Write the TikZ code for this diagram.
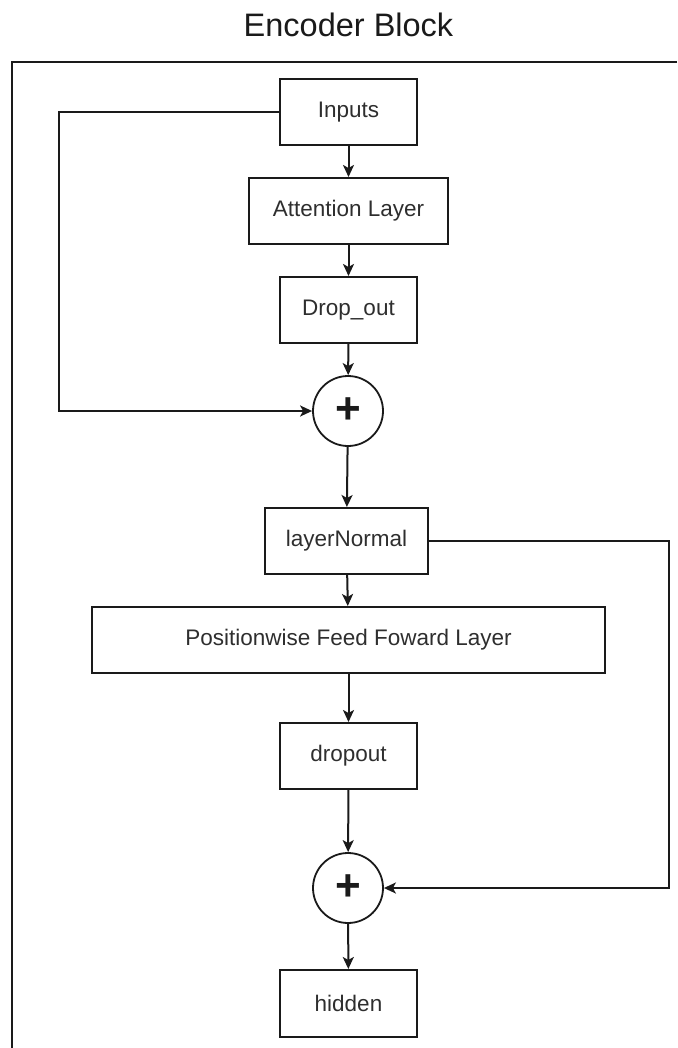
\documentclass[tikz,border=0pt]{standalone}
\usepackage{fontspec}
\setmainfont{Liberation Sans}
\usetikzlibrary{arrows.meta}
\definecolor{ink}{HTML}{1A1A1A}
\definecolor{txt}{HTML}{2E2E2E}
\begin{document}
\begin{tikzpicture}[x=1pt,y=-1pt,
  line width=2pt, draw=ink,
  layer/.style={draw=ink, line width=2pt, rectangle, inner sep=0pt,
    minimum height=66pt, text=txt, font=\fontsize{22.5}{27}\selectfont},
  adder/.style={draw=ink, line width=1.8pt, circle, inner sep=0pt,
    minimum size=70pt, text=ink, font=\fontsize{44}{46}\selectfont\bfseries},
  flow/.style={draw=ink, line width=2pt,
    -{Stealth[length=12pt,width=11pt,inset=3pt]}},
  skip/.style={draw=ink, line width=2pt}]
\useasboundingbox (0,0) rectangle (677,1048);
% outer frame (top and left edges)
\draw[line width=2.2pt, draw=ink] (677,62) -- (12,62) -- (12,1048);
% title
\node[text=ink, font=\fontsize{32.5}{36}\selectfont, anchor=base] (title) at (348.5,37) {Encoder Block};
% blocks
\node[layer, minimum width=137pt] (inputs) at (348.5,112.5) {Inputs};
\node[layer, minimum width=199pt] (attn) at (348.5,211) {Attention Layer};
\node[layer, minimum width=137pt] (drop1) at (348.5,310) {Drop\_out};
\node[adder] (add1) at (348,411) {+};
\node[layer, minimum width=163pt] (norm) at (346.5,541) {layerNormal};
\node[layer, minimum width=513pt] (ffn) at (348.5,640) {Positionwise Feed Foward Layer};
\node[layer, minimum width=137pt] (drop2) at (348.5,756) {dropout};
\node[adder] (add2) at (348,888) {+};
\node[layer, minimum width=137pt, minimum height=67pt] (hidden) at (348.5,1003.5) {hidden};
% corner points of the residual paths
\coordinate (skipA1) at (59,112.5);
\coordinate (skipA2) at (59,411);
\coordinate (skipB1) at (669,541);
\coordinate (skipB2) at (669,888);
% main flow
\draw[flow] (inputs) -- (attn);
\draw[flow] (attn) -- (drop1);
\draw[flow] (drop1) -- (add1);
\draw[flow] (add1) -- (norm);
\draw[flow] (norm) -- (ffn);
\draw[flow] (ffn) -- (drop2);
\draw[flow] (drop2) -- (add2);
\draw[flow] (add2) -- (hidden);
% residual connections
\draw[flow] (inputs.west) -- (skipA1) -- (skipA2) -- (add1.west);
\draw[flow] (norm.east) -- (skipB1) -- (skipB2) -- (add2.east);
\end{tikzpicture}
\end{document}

^^^^^^^^

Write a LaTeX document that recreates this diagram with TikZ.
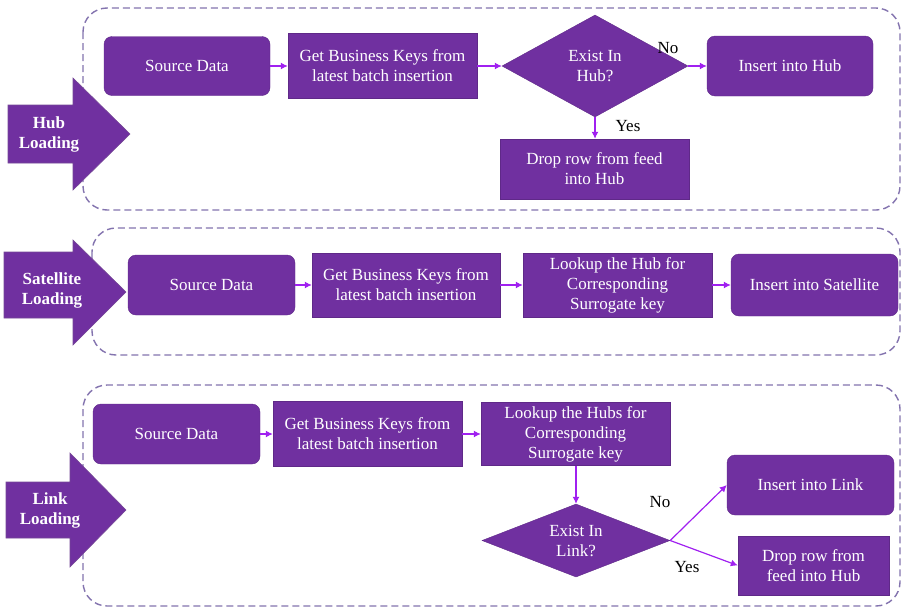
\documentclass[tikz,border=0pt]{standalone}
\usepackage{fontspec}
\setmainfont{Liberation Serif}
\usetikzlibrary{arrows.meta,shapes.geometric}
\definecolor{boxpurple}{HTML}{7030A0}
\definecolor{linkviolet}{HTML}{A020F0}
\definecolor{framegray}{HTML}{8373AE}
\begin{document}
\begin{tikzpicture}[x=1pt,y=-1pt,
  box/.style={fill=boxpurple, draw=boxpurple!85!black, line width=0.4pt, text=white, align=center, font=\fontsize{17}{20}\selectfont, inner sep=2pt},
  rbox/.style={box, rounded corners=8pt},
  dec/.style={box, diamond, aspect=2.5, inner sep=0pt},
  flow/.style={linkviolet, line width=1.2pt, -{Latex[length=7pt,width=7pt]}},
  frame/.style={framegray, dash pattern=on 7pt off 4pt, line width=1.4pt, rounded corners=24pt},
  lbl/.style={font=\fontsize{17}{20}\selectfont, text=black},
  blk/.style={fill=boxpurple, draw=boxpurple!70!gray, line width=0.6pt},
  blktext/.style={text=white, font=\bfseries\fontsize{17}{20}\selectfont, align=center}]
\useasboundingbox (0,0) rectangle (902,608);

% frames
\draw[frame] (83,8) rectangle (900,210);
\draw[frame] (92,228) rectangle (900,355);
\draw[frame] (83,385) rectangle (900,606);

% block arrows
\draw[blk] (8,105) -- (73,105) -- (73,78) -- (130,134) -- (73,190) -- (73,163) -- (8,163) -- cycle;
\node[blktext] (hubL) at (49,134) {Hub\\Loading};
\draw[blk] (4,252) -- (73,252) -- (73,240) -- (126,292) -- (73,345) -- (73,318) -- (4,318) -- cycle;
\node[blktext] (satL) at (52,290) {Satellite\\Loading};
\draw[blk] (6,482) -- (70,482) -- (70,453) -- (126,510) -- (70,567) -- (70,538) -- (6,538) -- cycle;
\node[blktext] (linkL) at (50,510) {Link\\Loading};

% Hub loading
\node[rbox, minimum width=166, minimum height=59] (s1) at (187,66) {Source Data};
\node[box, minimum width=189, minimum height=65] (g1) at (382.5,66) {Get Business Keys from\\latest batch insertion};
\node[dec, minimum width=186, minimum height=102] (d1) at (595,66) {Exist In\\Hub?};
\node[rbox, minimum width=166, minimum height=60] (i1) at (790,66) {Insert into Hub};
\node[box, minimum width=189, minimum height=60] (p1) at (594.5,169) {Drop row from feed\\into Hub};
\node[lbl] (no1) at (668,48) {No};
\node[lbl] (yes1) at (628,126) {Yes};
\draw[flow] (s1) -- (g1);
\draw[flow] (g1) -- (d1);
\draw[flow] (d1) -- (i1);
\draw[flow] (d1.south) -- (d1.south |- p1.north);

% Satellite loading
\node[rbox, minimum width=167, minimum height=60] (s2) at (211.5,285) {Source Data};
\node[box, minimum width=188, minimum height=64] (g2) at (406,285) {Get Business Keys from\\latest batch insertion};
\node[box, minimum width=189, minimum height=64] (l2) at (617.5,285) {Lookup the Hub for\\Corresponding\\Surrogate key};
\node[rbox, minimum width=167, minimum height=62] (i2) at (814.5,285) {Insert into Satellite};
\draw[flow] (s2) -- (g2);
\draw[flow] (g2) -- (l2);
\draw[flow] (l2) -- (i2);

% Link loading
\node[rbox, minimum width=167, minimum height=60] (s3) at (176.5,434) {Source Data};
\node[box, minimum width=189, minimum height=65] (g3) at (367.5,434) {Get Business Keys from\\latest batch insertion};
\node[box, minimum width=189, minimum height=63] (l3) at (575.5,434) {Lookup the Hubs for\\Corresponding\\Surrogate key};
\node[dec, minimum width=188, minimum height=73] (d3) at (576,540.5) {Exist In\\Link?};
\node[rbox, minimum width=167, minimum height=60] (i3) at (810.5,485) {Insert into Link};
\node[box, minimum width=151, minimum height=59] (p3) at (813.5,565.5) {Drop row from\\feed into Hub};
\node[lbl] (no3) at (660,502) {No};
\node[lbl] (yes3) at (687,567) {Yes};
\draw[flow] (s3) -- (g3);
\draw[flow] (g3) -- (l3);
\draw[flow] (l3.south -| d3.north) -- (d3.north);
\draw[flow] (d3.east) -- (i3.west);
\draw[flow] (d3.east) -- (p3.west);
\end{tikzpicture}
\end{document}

^^^^^^^^

> REQUIREMENT: Copy each line of the data above that holds "diagram".

> REPLY TO THE TASK:
Write the TikZ code for this diagram.
Write a LaTeX document that recreates this diagram with TikZ.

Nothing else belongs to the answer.